A new project starts with an interview with the client to find out what they expect from the end result, and whether they have preferences for colours and materials. “I spend time getting to know the clients, and their likes and dislikes,” Hærra continues. “During longer projects, I often grow close to them. An extensive farmhouse project with several buildings, for example, can last for months, or even years.”
Hærra studies the history of each house and the period it dates back to. “These homes are meant for living, so mod-cons are installed, but always with respect for the past,” she explains. This is achieved by including the history of the building in her design, which uses styles, colours and patterns typical for the era in question. In the end, all this information is gathered into sketches, colour and textile sheets, together with a proposal for furniture and lighting. “I am very fond of solutions for floor plans – it’s like a puzzle, and it always feels fantastic when all the pieces find their place.”

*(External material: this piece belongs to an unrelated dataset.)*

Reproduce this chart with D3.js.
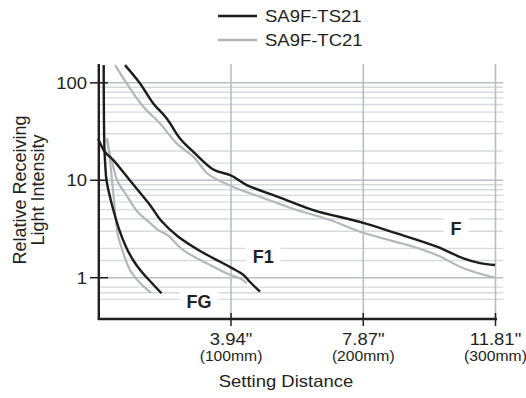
<!DOCTYPE html>
<html><head><meta charset="utf-8">
<script src="https://cdn.jsdelivr.net/npm/d3@7"></script>
<style>
body{margin:0;background:#fff}
svg{display:block}
text{font-family:"Liberation Sans",Arial,Helvetica,sans-serif;fill:#231f20}
</style>
</head><body>
<svg id="chart" width="526" height="398"></svg>
<script>
// ---------- data ----------
const seriesNames = ["SA9F-TS21", "SA9F-TC21"];
const xTickValues = [100, 200, 300];
const xTickInches = ['3.94"', '7.87"', '11.81"'];
const xTickMm = ["(100mm)", "(200mm)", "(300mm)"];
const yTickValues = [1, 10, 100];
const yTickLabels = ["1", "10", "100"];
const yGridValues = [0.6, 0.7, 0.8, 1, 1.5, 2, 3, 4, 5, 6, 7, 8, 9, 10, 15, 20, 30, 40, 50, 60, 70, 80, 90, 100];
const xDomain = [0, 300];
const yDomain = [0.377, 156];

// [setting distance (mm), relative receiving light intensity]
const fTS21 = [[19.8,152],[31.2,98.6],[41.2,61.5],[51.4,43.1],[61.4,26.9],[71.5,19.6],[86.6,12.9],[100,11.2],[111.9,8.93],[137.1,6.65],[162.2,4.95],[200,3.66],[225.3,2.85],[255.6,2.08],[275.7,1.58],[288.3,1.41],[299.7,1.35]];
const fTC21 = [[12.3,152],[21.1,98.6],[33.7,56.7],[46.3,38.3],[58.9,23.9],[71.5,17.4],[82.6,11.6],[100,8.72],[121.9,6.77],[149.7,4.95],[174.9,3.91],[200,2.89],[237.9,2.08],[255.6,1.71],[275.7,1.25],[299.7,1.0]];
const f1TS21 = [[-0.5,26.8],[4.5,19.6],[11.0,16.1],[23.6,9.93],[38.7,5.57],[47.0,3.86],[59.9,2.65],[76.6,1.88],[86.8,1.58],[100,1.27],[109.3,1.07],[114.4,0.904],[121.9,0.718]];
const f1TC21 = [[6.2,26.9],[7.7,20.4],[10.7,14.3],[13.8,10.0],[21.7,6.77],[29.3,4.75],[39.1,3.61],[45.0,3.08],[52.0,2.74],[63.9,1.92],[84.1,1.35],[99.2,1.07],[106.8,0.986],[111.9,0.877]];
const fgTS21 = [[3.7,152],[3.9,41.4],[4.3,20.4],[4.9,14.3],[5.8,10.0],[10.0,5.57],[15.3,3.16],[20.6,2.07],[25.9,1.52],[31.9,1.17],[38.7,0.925],[47.4,0.692]];
const fgTC21 = [[6.2,26.9],[8.1,18.1],[9.6,11.3],[11.1,7.05],[12.6,4.4],[14.1,2.87],[18.3,1.83],[23.6,1.2],[31.2,0.883],[39.5,0.702]];
const curveLabels = ["F", "F1", "FG"];
const curveLabelAnchors = [[270.2, 2.74], [124.4, 1.41], [75.8, 0.489]];

// ---------- drawing ----------
const svg = d3.select("#chart");
const x = d3.scaleLinear().domain(xDomain).range([98.8, 495.5]);
const y = d3.scaleLog().domain(yDomain).range([319, 64]);
const plotTop = y(yDomain[1]), plotBottom = y(yDomain[0]);

function stretch(sel, k) {
  sel.each(function () {
    const w = this.getComputedTextLength();
    d3.select(this).attr("textLength", w * k).attr("lengthAdjust", "spacingAndGlyphs");
  });
}

// horizontal grid
svg.append("g").selectAll("line").data(yGridValues).join("line")
  .attr("x1", x(0)).attr("x2", 503)
  .attr("y1", d => y(d)).attr("y2", d => y(d))
  .attr("stroke", d => yTickValues.includes(d) ? "#b9bec4" : "#d6dadf")
  .attr("stroke-width", d => yTickValues.includes(d) ? 1.6 : 1.4);

// vertical grid
svg.append("g").selectAll("line").data(xTickValues).join("line")
  .attr("x1", d => x(d)).attr("x2", d => x(d))
  .attr("y1", plotTop).attr("y2", plotBottom)
  .attr("stroke", "#b9bec4").attr("stroke-width", 1.6);

// label boxes & labels
const lab = svg.append("g");
curveLabels.forEach((t, i) => {
  const [mx, my] = curveLabelAnchors[i];
  const tx = lab.append("text").text(t)
    .attr("x", x(mx)).attr("y", y(my))
    .attr("text-anchor", "middle")
    .attr("font-size", 18).attr("font-weight", "bold");
  const bb = tx.node().getBBox();
  lab.insert("rect", "text")
    .attr("x", bb.x - 7).attr("y", bb.y - 2)
    .attr("width", bb.width + 14).attr("height", bb.height + 4)
    .attr("fill", "#fff");
});

// curves
const line = d3.line().x(d => x(d[0])).y(d => y(d[1])).curve(d3.curveCatmullRom.alpha(0.5));
svg.append("clipPath").attr("id", "clip").append("rect")
  .attr("x", 90).attr("y", plotTop).attr("width", 420).attr("height", plotBottom - plotTop);
const curves = svg.append("g").attr("clip-path", "url(#clip)");
[fTC21, f1TC21, fgTC21].forEach(d => curves.append("path").datum(d).attr("d", line)
  .attr("fill", "none").attr("stroke", "#b3b7bc").attr("stroke-width", 2.2).attr("stroke-linejoin", "round"));
[fTS21, f1TS21, fgTS21].forEach(d => curves.append("path").datum(d).attr("d", line)
  .attr("fill", "none").attr("stroke", "#1c1c1c").attr("stroke-width", 2.4).attr("stroke-linejoin", "round"));

// axes
const ax = svg.append("g");
ax.append("line").attr("x1", x(0)).attr("x2", x(0)).attr("y1", plotTop).attr("y2", plotBottom + 1)
  .attr("stroke", "#231f20").attr("stroke-width", 2.4);
ax.append("line").attr("x1", x(0) - 1).attr("x2", 497).attr("y1", plotBottom).attr("y2", plotBottom)
  .attr("stroke", "#231f20").attr("stroke-width", 2.4);
ax.selectAll(".yt").data(yTickValues).join("line")
  .attr("x1", 90).attr("x2", 108).attr("y1", d => y(d)).attr("y2", d => y(d))
  .attr("stroke", "#231f20").attr("stroke-width", 1.5);
ax.selectAll(".xt").data(xTickValues).join("line")
  .attr("x1", d => x(d)).attr("x2", d => x(d)).attr("y1", plotBottom - 6).attr("y2", plotBottom + 7)
  .attr("stroke", "#231f20").attr("stroke-width", 1.5);

ax.selectAll(".yl").data(yTickValues).join("text")
  .attr("x", 87).attr("y", d => y(d) + 6).attr("text-anchor", "end")
  .attr("font-size", 16.5).text((d, i) => yTickLabels[i]).call(stretch, 1.12);
ax.selectAll(".xl").data(xTickValues).join("text")
  .attr("x", d => x(d)).attr("y", 345).attr("text-anchor", "middle")
  .attr("font-size", 16.5).text((d, i) => xTickInches[i]).call(stretch, 1.12);
ax.selectAll(".xm").data(xTickValues).join("text")
  .attr("x", d => x(d)).attr("y", 361).attr("text-anchor", "middle")
  .attr("font-size", 14).text((d, i) => xTickMm[i]).call(stretch, 1.12);

svg.append("text").attr("x", 286).attr("y", 387).attr("text-anchor", "middle")
  .attr("font-size", 16.5).text("Setting Distance").call(stretch, 1.12);
const yt = svg.append("text").attr("transform", "translate(0,190) rotate(-90)")
  .attr("text-anchor", "middle").attr("font-size", 18);
yt.append("tspan").attr("x", 0).attr("y", 26).text("Relative Receiving");
yt.append("tspan").attr("x", 0).attr("y", 44).text("Light Intensity");

// legend
const lg = svg.append("g");
seriesNames.forEach((n, i) => {
  const ly = 16 + i * 24;
  lg.append("line").attr("x1", 218).attr("x2", 257).attr("y1", ly).attr("y2", ly)
    .attr("stroke", i === 0 ? "#1c1c1c" : "#b3b7bc").attr("stroke-width", 2.4);
  lg.append("text").attr("x", 265).attr("y", ly + 6).attr("font-size", 16.5).text(n).call(stretch, 1.12);
});
</script>
</body></html>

Hærra is also concerned with sustainability of materials and furniture. “I believe that it is worth investing in quality materials and furniture, which last for many generations. Old pieces can really liven up a space, and it’s great to be able to give old furniture a new life. This can be achieved with any budget. You can get good second-hand furniture for the price of newly produced furniture.”
Hærra also delivers turn-key projects, where she coordinates the renovation from start to finish. “I work with a professional team of highly skilled carpenters and painters,” she says, adding that this passion and dedication has contributed to long-standing relationships with many clients. “I love it when I get a message from them even a year after the project, saying that they appreciate the space they live in and enjoy inviting people there. Much of my business comes from repeat clients and direct referrals.”
Hærra wants to pass on her knowledge and vast experience, and she teaches at two different design schools. Her subjects include the historical interior design periods, where she is an expert in her field, and also photo styling, composition and other interior design-related subjects. “I love to teach. I learn new things every day myself, and it is a pleasure to share that with my students. I want to teach my students good craftsmanship, like composition – so important in both interior design and styling.”
Hærra also boasts large public projects in her portfolio, like the recent project for Norway’s first palliative care home for children. “This project was close to my heart. The focus was on creating such an atmosphere where families can feel safe and comfortable while they go through that hard time.” Another well-known project encompassed the colourful suites at Grand Hotel Oslo, which soon became the most popular rooms at the hotel.
Hærra believes that a well-designed space can give something to all of the senses, and she prefers to use natural materials like cotton, wool and linen. “Natural materials have a completely different feel, smell and texture to artificial materials. Often natural materials also last longer and just get more characterful as time passes,” she explains.
Public buildings naturally come with strict health and safety guidelines, but Hærra does not see this as problem. “All guidelines need to be met, but I always teach my students that it is as important to make it look and feel lovely – you can’t take any shortcuts there.”
Dreams at the dream factory
Next year, Hærra is celebrating the 20th anniversary of her career. The name of her company is Drømmefabrikken, ‘the dream factory’. Asked about her own dreams, she contemplates that she is very satisfied with the situation she finds herself in today. “I get to work with my dream projects and I often have a lot of freedom, and I find that very rewarding. Perhaps one dream would be to design a whole boutique hotel. I am open to new challenges and always give my best to every project.”